Ese día en el albergue hubo esperanza y llantos de felicidad. Por la tarde corrió el rumor de que el Consulado les había comprado un vuelo a Guatemala, pero al caer la noche los migrantes descubrieron que era una falsedad.

Rincón González explica que una de las cosas que más estresa a los migrantes es no contar con información, estar a la incertidumbre de qué sigue, lo que exacerba la ansiedad y genera depresión, bipolaridad, esquizofrenia o hasta un deseo de muerte.

De acuerdo con cifras oficiales, durante el 2020, México regresó por tierra y avión a 115,834 guatemaltecos, pero Florentín y Andrés, además de los hermanos de Santiago, Neri y Vicente, que se refugiaron con los sobrevivientes tras haber cruzado a México para ayudar en la búsqueda del difunto, no corrieron con la misma “suerte”.

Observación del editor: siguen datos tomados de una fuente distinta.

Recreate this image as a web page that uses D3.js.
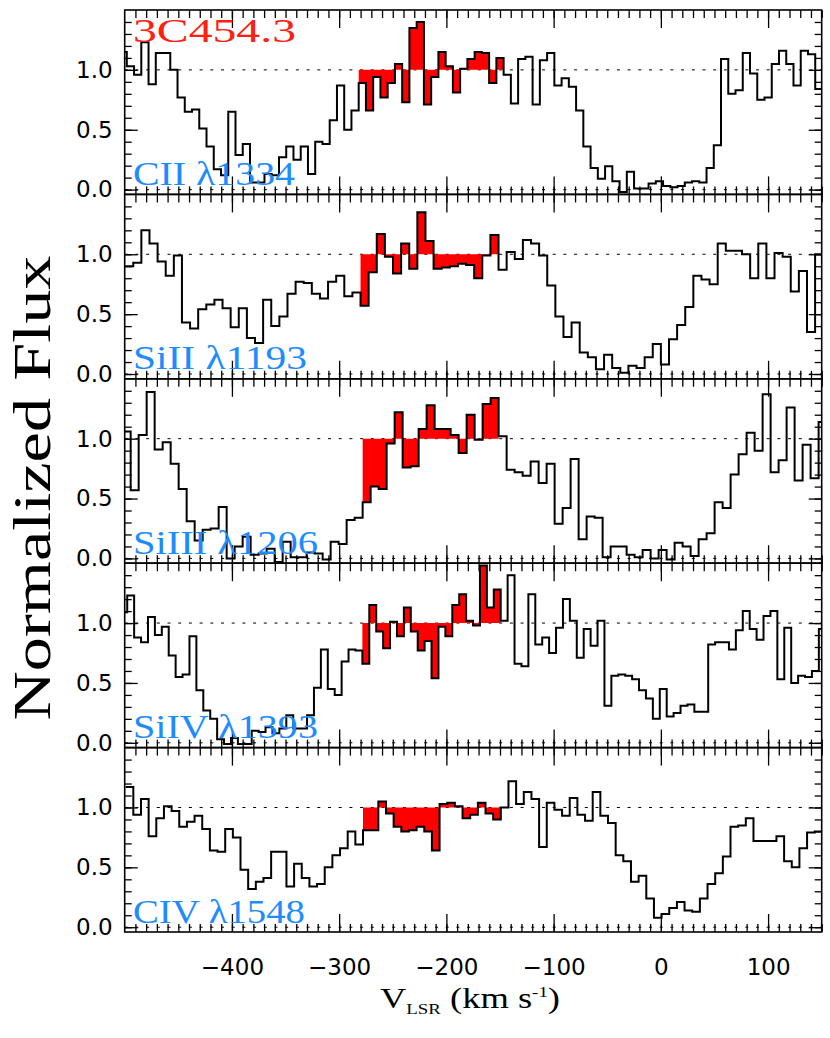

Para que pudieran regresar a su país, Lorena, una mexicana que en Facebook vio el siniestro, fue al albergue y les dio dinero. Al llegar a Guatemala, un periodista los entrevistó, se hicieron famosos y sus compatriotas pagaron para que finalizaran su propia deportación.

La familia indígena q’eqchi’ tampoco tiene claro de qué morgue de Chiapas sacaron al difunto Santiago, pues en el documento que expidió la Secretaría de Salud estatal dice que el traslado del cadáver fue de Comitán al aeropuerto de Tuxtla Gutiérrez, pero Protección Civil informó que los 56 migrantes muertos estaban repartidos en las morgues de Tuxtla, Pijijiapán y Tonalá, nunca en la de Comitán, que a distancia es más lejana.

Previo a las fiestas decembrinas, Olga Coc, esposa del difunto y cuñada de Florentín, llamó al Consulado de Guatemala en México, que le informó que, tras la muestra de ADN tomada a Vicente, Santiago fue reconocido entre los muertos. El gobierno guatemalteco pagó los gastos funerarios y el cadáver fue enviado del aeropuerto de Tuxtla a Guatemala, y en carroza a la aldea.

Antes, la mujer lo buscó vivo porque ni el gobierno de Chiapas ni el de Guatemala le dieron algún indicio de quiénes eran o dónde estaban los fallecidos. A esta viuda tampoco le enviaron algún documento que comprobara que tras la muestra genética, Santiago era quien iba en el ataúd. Por eso, seis horas antes de sepultarlo, los q’eqchi’ abrieron la caja para verificar que era él.

Hoy, Florentín todavía pierde la mirada y se queda en silencio frente a la tumba de su cuñado. Venir al cementerio y estar con su familia ha sido su mecanismo de afrontamiento para soportar las emociones que surgieron tras la situación. A pesar del dolor, dice que le gustaría intentar llegar a Estados Unidos, pero esta vez no en un vagón, sino en un bus.